Nearly 23,000 miles of oil-gathering pipelines have been installed in North Dakota in recent years to move large volumes of fluids from oil and gas fields to various processing facilities. This increased infrastructure requires new technology for pipeline safety to achieve the goal of zero spills or leaks.
Technology developed for monitoring pipeline systems needs to handle large amounts of data and provide real-time information to operators. This project, conducted by the University of North Dakota (UND) Energy & Environmental Research Center (EERC)–Research Institute for Autonomous Systems (RIAS), received exploratory funding from the State Energy Research Center (SERC). The project concept was based on the combination of subsurface and surface field data with machine learning to integrate information for monitoring for leaks from buried pipelines efficiently.

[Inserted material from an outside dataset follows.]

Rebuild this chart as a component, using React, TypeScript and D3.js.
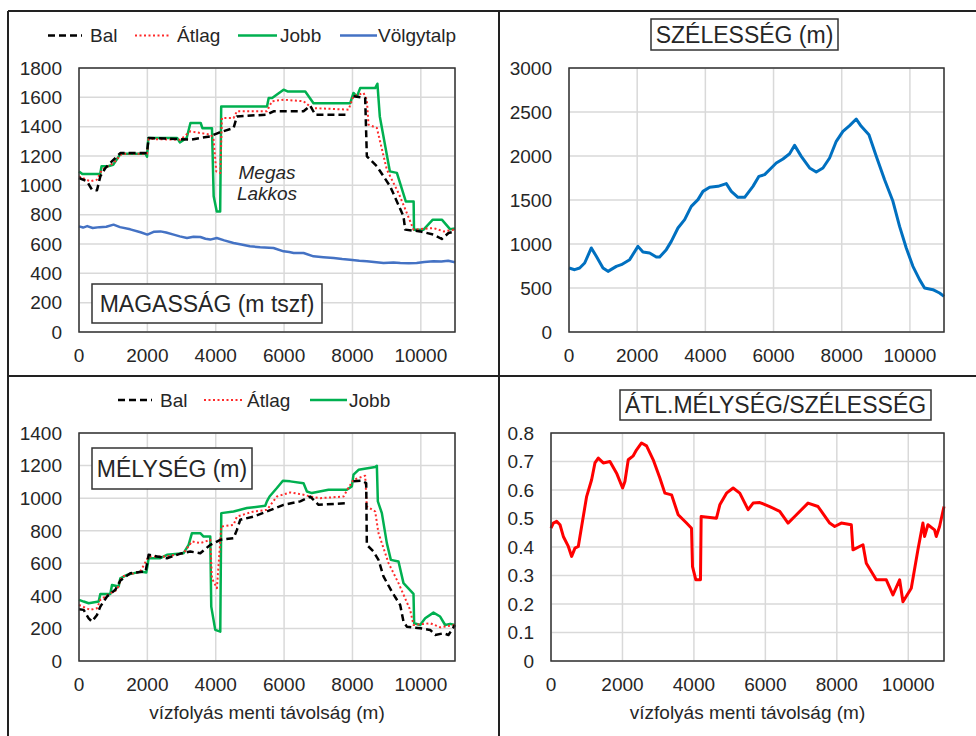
import React from "react";
import * as d3 from "d3";

type Pt = [number, number];

// ---------- DATA ----------
const xTicks = [0, 2000, 4000, 6000, 8000, 10000];

const elevBal: Pt[] = [
  [0, 1050], [234, 1027], [380, 970], [526, 966], [624, 1061], [770, 1118], [1014, 1175], [1209, 1220],
  [1988, 1220], [2037, 1323], [2500, 1320], [3255, 1311], [3840, 1334], [4100, 1360], [4522, 1391], [4620, 1470],
  [5497, 1482], [5692, 1505], [6569, 1505], [6764, 1543], [6910, 1482], [7836, 1482], [NaN, NaN], [8031, 1607],
  [8372, 1595], [8421, 1198], [8714, 1130], [9103, 993], [9493, 789], [9542, 698], [9981, 686], [10370, 664],
  [10614, 634], [10809, 675], [11000, 686],
];
const elevAtlag: Pt[] = [
  [0, 1061], [331, 1027], [526, 1039], [673, 1107], [1014, 1152], [1257, 1216], [1988, 1216], [2037, 1316],
  [2963, 1311], [3255, 1368], [3548, 1357], [3860, 1345], [3938, 1311], [4016, 1095], [4133, 1084], [4181, 1459],
  [4522, 1459], [4620, 1505], [5497, 1505], [5643, 1573], [5984, 1584], [6569, 1573], [6813, 1527], [7885, 1516],
  [8031, 1607], [8324, 1630], [8421, 1584], [8470, 1414], [8714, 1391], [9006, 1107], [9347, 948], [9591, 811],
  [9786, 698], [10370, 709], [10663, 686], [11000, 698],
];
const elevJobb: Pt[] = [
  [0, 1095], [100, 1077], [620, 1077], [660, 1130], [850, 1130], [1000, 1140], [1220, 1216], [1950, 1216],
  [1990, 1195], [2030, 1323], [2870, 1323], [2950, 1293], [3150, 1323], [3260, 1425], [3560, 1425], [3610, 1390],
  [3890, 1390], [3940, 925], [4030, 822], [4130, 822], [4160, 1538], [5500, 1538], [5550, 1595], [5650, 1595],
  [5985, 1652], [6100, 1640], [6620, 1640], [6860, 1560], [7935, 1560], [8030, 1630], [8130, 1605], [8225, 1663],
  [8665, 1663], [8730, 1693], [8800, 1470], [9095, 1095], [9300, 1085], [9560, 890], [9790, 890], [9800, 698],
  [10080, 698], [10350, 766], [10615, 766], [10860, 700], [11000, 705],
];
const elevVolgy: Pt[] = [
  [0, 720], [120, 712], [240, 722], [400, 709], [600, 715], [800, 718], [1010, 732], [1200, 715], [1500, 700],
  [1800, 680], [2000, 664], [2200, 684], [2380, 686], [2550, 678], [2770, 664], [2950, 652], [3160, 641],
  [3350, 650], [3550, 648], [3700, 636], [3840, 630], [4030, 641], [4250, 625], [4520, 607], [4750, 596],
  [5000, 584], [5300, 578], [5690, 573], [5985, 550], [6150, 545], [6280, 539], [6570, 539], [6860, 516],
  [7150, 510], [7450, 505], [7700, 498], [7930, 493], [8200, 486], [8420, 482], [8700, 475], [8910, 470],
  [9200, 474], [9400, 470], [9650, 468], [9880, 470], [10100, 478], [10370, 482], [10600, 480], [10800, 486],
  [11000, 476],
];

const widthData: Pt[] = [
  [0, 727], [166, 708], [313, 727], [460, 784], [655, 955], [801, 860], [997, 727], [1144, 689], [1388, 746],
  [1535, 765], [1779, 822], [2023, 973], [2170, 909], [2365, 898], [2561, 852], [2659, 852], [2854, 936],
  [3001, 1030], [3196, 1182], [3392, 1277], [3587, 1428], [3783, 1504], [3930, 1598], [4125, 1644], [4370, 1655],
  [4614, 1686], [4761, 1598], [4956, 1530], [5152, 1530], [5396, 1655], [5572, 1769], [5738, 1788], [5934, 1864],
  [6080, 1920], [6276, 1966], [6471, 2026], [6618, 2121], [6813, 1996], [7058, 1864], [7253, 1818], [7449, 1864],
  [7644, 1977], [7840, 2167], [8035, 2280], [8231, 2345], [8426, 2420], [8573, 2337], [8798, 2242], [9013, 1996],
  [9257, 1731], [9502, 1485], [9697, 1200], [9893, 955], [10088, 746], [10283, 595], [10430, 500], [10675, 481],
  [10870, 443], [11000, 405],
];

const depthBal: Pt[] = [
  [0, 318], [136, 314], [283, 262], [380, 242], [526, 283], [624, 334], [819, 396], [1062, 437], [1209, 494],
  [1501, 539], [1949, 549], [2037, 652], [2281, 642], [2573, 631], [3012, 662], [3255, 672], [3548, 662],
  [3840, 713], [4133, 744], [4522, 754], [4620, 805], [4717, 867], [5107, 887], [5497, 918], [5984, 959],
  [6471, 980], [6764, 1010], [7008, 959], [7787, 969], [NaN, NaN], [8031, 1103], [8275, 1107], [8402, 1092],
  [8421, 713], [8616, 672], [8762, 621], [8908, 519], [9152, 426], [9396, 344], [9493, 242], [9591, 211],
  [9981, 201], [10273, 191], [10419, 160], [10663, 170], [10809, 160], [11000, 221],
];
const depthAtlag: Pt[] = [
  [0, 344], [331, 314], [526, 324], [624, 375], [916, 416], [1111, 437], [1257, 519], [1793, 549], [2037, 642],
  [2573, 642], [3060, 662], [3304, 734], [3548, 724], [3840, 744], [3889, 508], [4035, 447], [4162, 826],
  [4522, 836], [4620, 887], [5107, 918], [5497, 928], [5789, 1010], [6179, 1035], [6569, 1021], [6764, 1010],
  [7058, 1000], [7741, 1010], [7836, 1047], [8031, 1113], [8372, 1138], [8421, 949], [8665, 918], [8762, 785],
  [9055, 601], [9347, 478], [9688, 314], [9786, 221], [10273, 232], [10565, 207], [11000, 221],
];
const depthJobb: Pt[] = [
  [0, 375], [136, 365], [283, 355], [575, 365], [624, 412], [916, 412], [965, 467], [1160, 457], [1209, 508],
  [1404, 529], [1793, 549], [1969, 543], [2037, 631], [2378, 631], [2573, 652], [3060, 662], [3207, 713],
  [3304, 785], [3548, 785], [3645, 764], [3840, 764], [3869, 334], [3986, 191], [4133, 180], [4162, 908],
  [4522, 918], [4912, 939], [5448, 953], [5497, 980], [5575, 1010], [5789, 1062], [5965, 1107], [6179, 1103],
  [6569, 1092], [6667, 1041], [6813, 1031], [7300, 1052], [7836, 1052], [7982, 1072], [8031, 1144], [8177, 1174],
  [8665, 1191], [8714, 1199], [8743, 980], [8860, 908], [9006, 724], [9123, 621], [9347, 611], [9493, 478],
  [9786, 412], [9805, 232], [9981, 221], [10127, 262], [10370, 297], [10565, 273], [10711, 221], [10858, 228],
  [11000, 221],
];

const ratioData: Pt[] = [
  [0, 0.466], [65, 0.484], [158, 0.49], [252, 0.478], [345, 0.437], [485, 0.402], [578, 0.367], [671, 0.396],
  [764, 0.402], [857, 0.472], [997, 0.577], [1137, 0.636], [1230, 0.695], [1323, 0.712], [1463, 0.695],
  [1650, 0.7], [1836, 0.659], [2004, 0.607], [2069, 0.63], [2162, 0.706], [2302, 0.72], [2395, 0.741],
  [2535, 0.765], [2675, 0.755], [2861, 0.706], [3047, 0.642], [3187, 0.589], [3374, 0.583], [3560, 0.513],
  [3793, 0.484], [3933, 0.466], [3961, 0.331], [4054, 0.285], [4184, 0.285], [4203, 0.507], [4632, 0.501],
  [4725, 0.548], [4912, 0.589], [5098, 0.607], [5284, 0.589], [5517, 0.531], [5657, 0.554], [5843, 0.556],
  [6122, 0.542], [6402, 0.525], [6635, 0.484], [6821, 0.507], [7194, 0.554], [7474, 0.542], [7800, 0.484],
  [7940, 0.472], [8126, 0.484], [8406, 0.478], [8452, 0.39], [8732, 0.408], [8825, 0.343], [9105, 0.285],
  [9385, 0.285], [9571, 0.232], [9758, 0.285], [9851, 0.208], [10084, 0.255], [10270, 0.39], [10410, 0.484],
  [10457, 0.437], [10550, 0.478], [10736, 0.46], [10783, 0.437], [10876, 0.472], [11000, 0.542],
];

const elevTicks = [0, 200, 400, 600, 800, 1000, 1200, 1400, 1600, 1800];
const widthTicks = [0, 500, 1000, 1500, 2000, 2500, 3000];
const depthTicks = [0, 200, 400, 600, 800, 1000, 1200, 1400];
const ratioTicks = [0, 0.1, 0.2, 0.3, 0.4, 0.5, 0.6, 0.7, 0.8];

const FONT = "'Liberation Sans', Arial, sans-serif";
const TXT = "#262626";

type Series = { data: Pt[]; color: string; width: number; dash?: string };

function Panel(props: {
  left: number; right: number; top: number; bottom: number;
  yMax: number; yTicks: number[]; series: Series[]; xTitle?: boolean; fmt?: (v: number) => string;
}) {
  const { left, right, top, bottom, yMax, yTicks, series, xTitle, fmt } = props;
  const x = d3.scaleLinear().domain([0, 11000]).range([left, right]);
  const y = d3.scaleLinear().domain([0, yMax]).range([bottom, top]);
  const line = d3.line<Pt>().defined((d) => !isNaN(d[0])).x((d) => x(d[0])).y((d) => y(d[1]));
  const f = fmt || ((v: number) => String(v));
  return (
    <g>
      {xTicks.concat([11000]).map((t) => (
        <line key={"gx" + t} x1={x(t)} x2={x(t)} y1={top} y2={bottom} stroke="#d9d9d9" strokeWidth={1.5} />
      ))}
      {yTicks.map((t) => (
        <line key={"gy" + t} x1={left} x2={right} y1={y(t)} y2={y(t)} stroke="#d9d9d9" strokeWidth={1.5} />
      ))}
      {series.map((s, i) => (
        <path key={i} d={line(s.data) || ""} fill="none" stroke={s.color} strokeWidth={s.width}
          strokeDasharray={s.dash} strokeLinejoin="round" />
      ))}
      <rect x={left} y={top} width={right - left} height={bottom - top} fill="none" stroke="#333" strokeWidth={1.5} />
      {yTicks.map((t) => (
        <text key={"ty" + t} x={left - 17} y={y(t) + 6.8} textAnchor="end" fontSize={19} fontFamily={FONT} fill={TXT}>
          {f(t)}
        </text>
      ))}
      {xTicks.map((t) => (
        <text key={"tx" + t} x={x(t)} y={bottom + 30} textAnchor="middle" fontSize={19} fontFamily={FONT} fill={TXT}>
          {t}
        </text>
      ))}
      {xTitle && (
        <text x={(left + right) / 2} y={bottom + 57.5} textAnchor="middle" fontSize={19} fontFamily={FONT} fill={TXT}>
          vízfolyás menti távolság (m)
        </text>
      )}
    </g>
  );
}

function LegendItem(p: { x1: number; x2: number; tx: number; y: number; s: Series; label: string }) {
  return (
    <g>
      <line x1={p.x1} x2={p.x2} y1={p.y} y2={p.y} stroke={p.s.color} strokeWidth={p.s.width} strokeDasharray={p.s.dash} />
      <text x={p.tx} y={p.y + 6.8} fontSize={19} fontFamily={FONT} fill={TXT}>{p.label}</text>
    </g>
  );
}

function TitleBox(p: { x: number; y: number; w: number; h: number; label: string }) {
  return (
    <g>
      <rect x={p.x} y={p.y} width={p.w} height={p.h} fill="#fff" stroke="#333" strokeWidth={1.5} />
      <text x={p.x + p.w / 2} y={p.y + p.h / 2 + 8.2} textAnchor="middle" fontSize={23} fontFamily={FONT} fill={TXT}>
        {p.label}
      </text>
    </g>
  );
}

export default function App() {
  const bal: Omit<Series, "data"> = { color: "#000", width: 2.5, dash: "7,4" };
  const atl: Omit<Series, "data"> = { color: "#ff2a2a", width: 2, dash: "2,2.5" };
  const jobb: Omit<Series, "data"> = { color: "#00b050", width: 2.5 };
  const volgy: Omit<Series, "data"> = { color: "#4472c4", width: 2.5 };
  return (
    <svg width={976} height={736} style={{ position: "absolute", left: 0, top: 0, background: "#fff" }}>
      <rect x={0} y={0} width={976} height={736} fill="#fff" />
      {/* Top-left: elevation */}
      <Panel left={79} right={455} top={68} bottom={332} yMax={1800} yTicks={elevTicks}
        series={[
          { ...volgy, data: elevVolgy },
          { ...jobb, data: elevJobb },
          { ...atl, data: elevAtlag },
          { ...bal, data: elevBal },
        ]} />
      <TitleBox x={92} y={284} w={230} h={39} label="MAGASSÁG (m tszf)" />
      <text x={267} y={178.5} textAnchor="middle" fontSize={19} fontStyle="italic" fontFamily={FONT} fill={TXT}>Megas</text>
      <text x={267} y={200} textAnchor="middle" fontSize={19} fontStyle="italic" fontFamily={FONT} fill={TXT}>Lakkos</text>
      <LegendItem x1={48} x2={82} tx={90} y={35.5} s={{ ...bal, data: [] }} label="Bal" />
      <LegendItem x1={135} x2={169} tx={177} y={35.5} s={{ ...atl, data: [] }} label="Átlag" />
      <LegendItem x1={238} x2={277} tx={280} y={35.5} s={{ ...jobb, data: [] }} label="Jobb" />
      <LegendItem x1={340} x2={377} tx={378} y={35.5} s={{ ...volgy, data: [] }} label="Völgytalp" />

      {/* Top-right: width */}
      <Panel left={569} right={944} top={68} bottom={332} yMax={3000} yTicks={widthTicks}
        series={[{ data: widthData, color: "#0070c0", width: 3 }]} />
      <TitleBox x={651} y={19} w={187} h={31} label="SZÉLESSÉG (m)" />

      {/* Bottom-left: depth */}
      <Panel left={79} right={455} top={433} bottom={661} yMax={1400} yTicks={depthTicks} xTitle
        series={[
          { ...jobb, data: depthJobb },
          { ...atl, data: depthAtlag },
          { ...bal, data: depthBal },
        ]} />
      <TitleBox x={92} y={448} w={160} h={41} label="MÉLYSÉG (m)" />
      <LegendItem x1={118} x2={152} tx={160} y={400} s={{ ...bal, data: [] }} label="Bal" />
      <LegendItem x1={204} x2={243} tx={247} y={400} s={{ ...atl, data: [] }} label="Átlag" />
      <LegendItem x1={310} x2={347} tx={349} y={400} s={{ ...jobb, data: [] }} label="Jobb" />

      {/* Bottom-right: ratio */}
      <Panel left={551} right={944} top={433} bottom={661} yMax={0.8} yTicks={ratioTicks} xTitle
        fmt={(v) => (v === 0 ? "0" : d3.format(".1f")(v))}
        series={[{ data: ratioData, color: "#ff0000", width: 3 }]} />
      <TitleBox x={620} y={390} w={311} h={30} label="ÁTL.MÉLYSÉG/SZÉLESSÉG" />

      {/* Frame */}
      <line x1={8} x2={976} y1={11} y2={11} stroke="#222" strokeWidth={2} />
      <line x1={8} x2={8} y1={11} y2={736} stroke="#222" strokeWidth={2} />
      <line x1={499} x2={499} y1={11} y2={736} stroke="#222" strokeWidth={2} />
      <line x1={8} x2={976} y1={376} y2={376} stroke="#222" strokeWidth={2} />
    </svg>
  );
}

In Phase I, magnetic geophysical data and images from sensors attached to an unmanned aircraft system (UAS) platform were used for detecting buried steel pipelines in controlled experiments conducted by EERC and RIAS researchers. Machine learning workflows were developed for real-time pipeline detection.
The state-of-the-art tools developed and interdisciplinary knowledge gained in this project could support application of the technology to future projects funded by the U.S. Department of Transportation Pipeline and Hazardous Materials Safety Administration or presentation to the iPIPE consortium for consideration. Additional phases of research will be needed to explore the technology developed and tested during Phase I.